The referendum, which must take place on 5 May 2011, will ask voters: "Do you want the United Kingdom to adopt the 'alternative vote' system instead of the current 'first past the post' system for electing Members of Parliament to the House of Commons?"
Predictably, a Bill that is allegedly about fairness in the voting system has already run into criticism from various parts of the House, although so far, much of the opposition has focussed on procedural issues.
Shadow Justice Minister Jack Straw has attacked the speed with which the Boundary Review will be conducted and its lack of transparency. Meanwhile, Graham Allen, Labour MP for Nottingham North and, as chair of the cross-party group on political and constitutional reform, someone who might be expected to support this bill, also expressed concern at the speed with which it was being "rushed through parliament".
The issue, of course, lies in the fact that the naïve principle that in a democracy, "the people decide" is very much determined by the detailed workings of the electoral system in use at the time. In the last election, the Conservative party scored 36 per cent of the vote (47 per cent of the seats) against Labour’s 29 per cent vote (39 per cent of seats) and Lib Dem 23 per cent of vote (9 per cent of seats).
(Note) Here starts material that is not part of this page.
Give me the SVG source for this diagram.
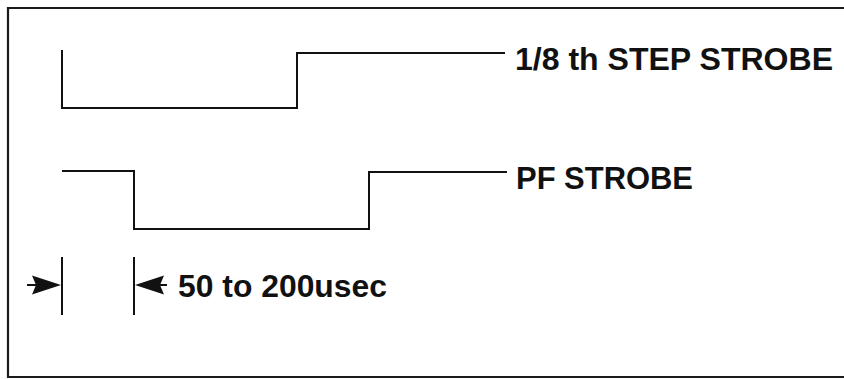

The Lib Dems suffer greatly in the present system, which rewards parties whose support is concentrated regionally, and punishes those whose support is spread across the country. In addition, Labour benefit from holding some of the country’s smallest constituencies – something that a reduction in seat numbers and boundary review would almost certainly fix in a way that would not be to their advantage.
A purely proportional system (PR) – which some pundits claim to be the "fairest" option - would have given Conservatives 237 seats (as against 307 now), Labour 188 (as against 258) and Lib Dems 150 (57 now).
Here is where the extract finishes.